REPUBLIKA.CO.ID, BOGOR -- Menteri Kehutanan periode 2004-2009 sekaligus pemerhati lingkungan, MS Kaban mendorong Kebun Raya Bogor (KRB) menjadi objek wisata konservasi tumbuhan dan hewan yang mampu adaptif terhadap perubahan zaman, dengan tetap mempertahankan keseimbangan.
"Kebun Raya itu dikenal dunia, mau tidak mau akan dikunjungi, sehingga peluang untuk menjadi kawasan wisata sangat terbuka. Atau menjadi kawasan wisata konservasi," kata Kaban saat meninjau Kebun Raya Bogor, Kota Bogor, Jawa Barat, Selasa (5/10).
Menurut Kaban, banyak ahli dan pakar yang bisa memberikan masukan dan kajian mengenai fungsi Kebun Raya Bogor sebagai tempat konservasi yang dapat diimbangi menjadi tempat wisata yang adaptif. Kebun seluas mencapai 87 hektare yang berusia 204 tahun tersebut memiliki koleksi tumbuhan sekitar 222 suku (famili), 1.257 marga, 3.423 jumlah spesies, dan 13.684 spesimen.
Tempat yang menjadi kebanggaan Kota Bogor itu juga telah menjadi tujuan wisata bagi banyak wisatawan Indonesia dan dunia. Sehingga dari sisi terminologi wisata, menurut Kaban, perlu ada pengelola yang sifatnya menata bisnis agar mampu menghasilkan serta mampu menjaga keseimbangan lingkungan atau ekosistem di dalamnya.
Selain itu, sambung dia, kawasan Kebun Raya Bogor harus tetap mempertahankan citra kawasan konservasi. Hal itu karena menjadi sumber perkembangan ilmu pengetahuan yang harus tetap terjaga dan terpelihara. "Jadi kalau saya lihatnya ini tidak dipertentangkan, tapi dia harus dicari titik keseimbangan, karena konservasi dan wisata itu menjaga keseimbangan," kata Kaban.
Dia menilai, pengelolaan Kebun Raya Bogor saat ini, sudah cukup teratur dan tertata baik dengan mempertahankan nilai konservasi yang masih terjaga dengan maksimal. "Sebagai contoh dulu saya melihat sarang lebah dan kelelawar dan itu menandakan alam konservasi Kebun Raya Bogor berjalan baik," kata Kaban.
Guru Besar Institut Pertanian Bogor (IPB) Hermanto Siregar menyampaikan, perlu adanya sebuah parameter untuk melihat Kebun Raya Bogor dari sudut pandang ekonomi dan wisata. Komersialisasi Kebun Raya Bogor, lanjut dia, bisa mempunyai dampak negatif dan juga positif di dalam titik batas tertentu.

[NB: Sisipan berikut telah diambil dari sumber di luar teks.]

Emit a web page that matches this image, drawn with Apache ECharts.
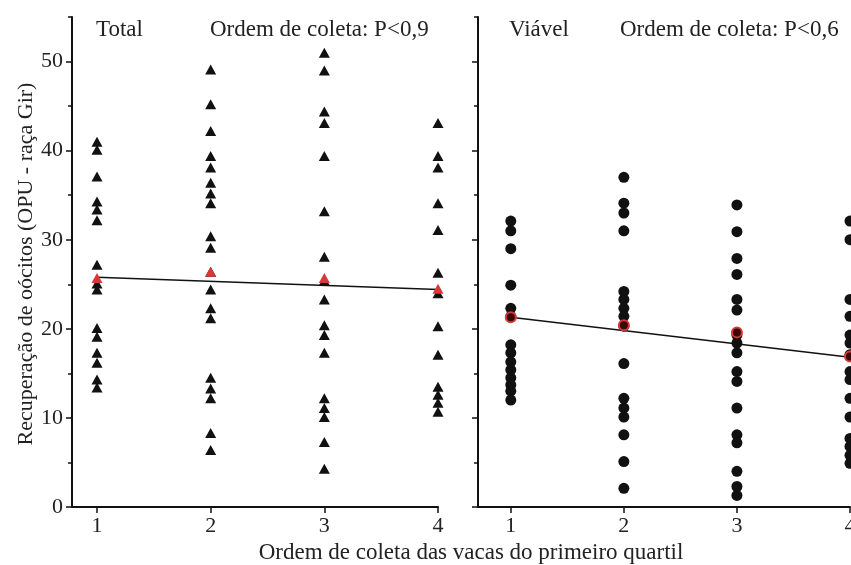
<!DOCTYPE html>
<html><head><meta charset="utf-8">
<script src="https://cdn.jsdelivr.net/npm/echarts@6/dist/echarts.min.js"></script>
<style>html,body{margin:0;padding:0;background:#fff}#c{width:851px;height:565px}</style>
</head><body><div id="c"></div>
<script>
// Data
const xTicks = [1, 2, 3, 4];
const yTicks = [0, 10, 20, 30, 40, 50];
const yMinorTicks = [5, 15, 25, 35, 45, 55];

const total1 = [41.0, 40.1, 37.1, 34.3, 33.4, 32.2, 27.2, 25.1, 24.4, 20.1, 19.1, 17.3, 16.2, 14.3, 13.4];
const total2 = [49.1, 45.2, 42.2, 39.4, 38.1, 36.4, 35.2, 34.1, 30.4, 29.1, 26.4, 24.4, 22.3, 21.2, 14.5, 13.3, 12.2, 8.3, 6.4];
const total3 = [51.0, 49.0, 44.4, 43.1, 39.4, 33.2, 28.1, 25.4, 23.3, 20.4, 19.3, 17.3, 12.2, 11.1, 10.1, 7.3, 4.3];
const total4 = [43.1, 39.4, 38.1, 34.1, 31.1, 26.3, 24.0, 20.3, 17.1, 13.5, 12.6, 11.7, 10.7];
const totalMeans = [25.7, 26.4, 25.7, 24.5];
const totalFit = [25.8, 24.4]; // at x=1 and x=4

const viavel1 = [32.1, 31.0, 29.0, 24.9, 22.3, 21.4, 18.2, 17.3, 16.3, 15.4, 14.5, 13.7, 13.0, 12.0];
const viavel2 = [37.0, 34.1, 33.0, 31.0, 24.2, 23.3, 22.3, 21.4, 20.3, 16.1, 12.2, 11.1, 10.1, 8.1, 5.1, 2.1];
const viavel3 = [33.9, 30.9, 27.9, 26.1, 23.3, 22.1, 19.3, 18.4, 17.3, 15.2, 14.1, 11.1, 8.1, 7.2, 4.0, 2.3, 1.3];
const viavel4 = [32.1, 30.0, 23.3, 21.4, 19.3, 18.4, 17.1, 15.2, 14.3, 12.2, 10.1, 7.7, 6.8, 5.8, 4.9];
const viavelMeans = [21.3, 20.4, 19.6, 16.9];
const viavelFit = [21.3, 16.8];

const panelLabels = ['Total', 'Viável'];
const pLabels = ['Ordem de coleta: P<0,9', 'Ordem de coleta: P<0,6'];
const xTitle = 'Ordem de coleta das vacas do primeiro quartil';
const yTitle = 'Recuperação de oócitos (OPU - raça Gir)';

const FONT = '"Liberation Serif", "Times New Roman", serif';
const INK = '#111';
const TXT = '#222';
const RED = '#d8383a';

function pts(x, arr) { return arr.map(v => [x, v]); }
const totalCols = [total1, total2, total3, total4];
const viavelCols = [viavel1, viavel2, viavel3, viavel4];
const totalPts = [].concat(...totalCols.map((a, i) => pts(xTicks[i], a)));
const viavelPts = [].concat(...viavelCols.map((a, i) => pts(xTicks[i], a)));

function xAx(grid, min) {
  return {
    type: 'value', gridIndex: grid, min: min, max: 4,
    axisLine: { show: true, lineStyle: { color: INK, width: 2 } },
    axisTick: { show: true, customValues: xTicks, length: 6, lineStyle: { color: INK, width: 1.5 } },
    axisLabel: { show: true, customValues: xTicks, color: TXT, fontFamily: FONT, fontSize: 22, margin: 8 },
    splitLine: { show: false }
  };
}
function yAx(grid, labels) {
  return {
    type: 'value', gridIndex: grid, min: 0, max: 55, position: 'left',
    axisLine: { show: true, lineStyle: { color: INK, width: 2 } },
    axisTick: { show: true, customValues: yTicks, length: 6, lineStyle: { color: INK, width: 1.5 } },
    axisLabel: { show: labels, customValues: yTicks, color: TXT, fontFamily: FONT, fontSize: 22, margin: 9 },
    splitLine: { show: false }
  };
}
function yMinor(grid) {
  return {
    type: 'value', gridIndex: grid, min: 0, max: 55, position: 'left',
    axisLine: { show: false },
    axisTick: { show: true, customValues: yMinorTicks, length: 4, lineStyle: { color: INK, width: 1.5 } },
    axisLabel: { show: false },
    splitLine: { show: false }
  };
}

const option = {
  backgroundColor: '#fff',
  animation: false,
  grid: [
    { left: 72, right: 413, top: 17, bottom: 58, outerBoundsMode: 'none', containLabel: false },
    { left: 478, right: 1, top: 17, bottom: 58, outerBoundsMode: 'none', containLabel: false }
  ],
  xAxis: [xAx(0, 0.78), xAx(1, 0.71)],
  yAxis: [yAx(0, true), yAx(1, false), yMinor(0), yMinor(1)],
  series: [
    { type: 'line', xAxisIndex: 0, yAxisIndex: 0, data: [[1, totalFit[0]], [4, totalFit[1]]], symbol: 'none',
      lineStyle: { color: INK, width: 1.5 }, z: 3 },
    { type: 'scatter', xAxisIndex: 0, yAxisIndex: 0, data: totalPts, symbol: 'triangle', symbolSize: [11, 10],
      itemStyle: { color: INK, opacity: 1 }, z: 2 },
    { type: 'scatter', xAxisIndex: 0, yAxisIndex: 0, data: totalMeans.map((v, i) => [xTicks[i], v]),
      symbol: 'triangle', symbolSize: [11, 10], itemStyle: { color: RED, opacity: 1 }, z: 4 },
    { type: 'line', xAxisIndex: 1, yAxisIndex: 1, data: [[1, viavelFit[0]], [4, viavelFit[1]]], symbol: 'none',
      lineStyle: { color: INK, width: 1.5 }, z: 3 },
    { type: 'scatter', xAxisIndex: 1, yAxisIndex: 1, data: viavelPts, symbol: 'circle', symbolSize: 11,
      itemStyle: { color: INK, opacity: 1 }, z: 2 },
    { type: 'scatter', xAxisIndex: 1, yAxisIndex: 1, data: viavelMeans.map((v, i) => [xTicks[i], v]),
      symbol: 'circle', symbolSize: 10, itemStyle: { color: '#3a0808', borderColor: RED, borderWidth: 2, opacity: 1 }, z: 4 }
  ],
  graphic: [
    { type: 'text', left: 96, top: 18, style: { text: panelLabels[0], font: '23px ' + FONT, fill: TXT } },
    { type: 'text', left: 210, top: 18, style: { text: pLabels[0], font: '23px ' + FONT, fill: TXT } },
    { type: 'text', left: 509, top: 18, style: { text: panelLabels[1], font: '23px ' + FONT, fill: TXT } },
    { type: 'text', left: 620, top: 18, style: { text: pLabels[1], font: '23px ' + FONT, fill: TXT } },
    { type: 'text', x: 471, y: 553, style: { text: xTitle, font: '23px ' + FONT, fill: TXT, align: 'center', verticalAlign: 'middle' } },
    { type: 'text', x: 26, y: 264, rotation: Math.PI / 2, style: { text: yTitle, font: '22px ' + FONT, fill: TXT, align: 'center', verticalAlign: 'middle' } }
  ]
};
echarts.init(document.getElementById('c')).setOption(option);
</script></body></html>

Untuk itu, ia berharap, adanya kajian lebih lanjut mengenai daya tampung wisatawan yang tidak boleh mengganggu aktivitas pelestarian ribuan tumbuhan. Hermanto mendukung langkah inovasi edukasi digital yang dilakukan secara daring oleh pengelola Kebun Raya Bogor kepada 10 ribu pelajar selama lebih kurang 1,5 tahun pandemi Covid-19.
"Batas maksimal kunjungan di KRB ini berapa agar tidak terlalu padat. Atau luasan kawasan ini berapa, yang dipakai untuk komersialisasi berapa sehingga tidak mengganggu konservasi," jelas Hermanto.
Pengelola KRB, PT Mitra Natura Raya (MNR) berencana menyediakan eduwisata malam hari bertajuk Glow. Fasilitas wisata sinar laser itu bertujuan untuk mengenalkan konservasi keanekaragaman hayati di Indonesia, yang disampaikan dengan cara yang menarik untuk generasi milenial saat ini. Hanya saja, konsep wisata itu ditolak lima kepala Kebun Raya Bogor periode 1981-2008.
Mereka adalah Prof Made Sri Prana, Usep Soetisna, Suhirman, Dedy Darnaedi, serta Irawati. Kelima orang itu mengirim surat terbuka berjudul 'Marwah Kebun Raya'. Intinya mereka tidak setuju dengan adanya wisata malam di KRB yang dianggap bisa menggangu ekosistem dan habitat asli di dalamnya, demi kepentingan komersialisasi.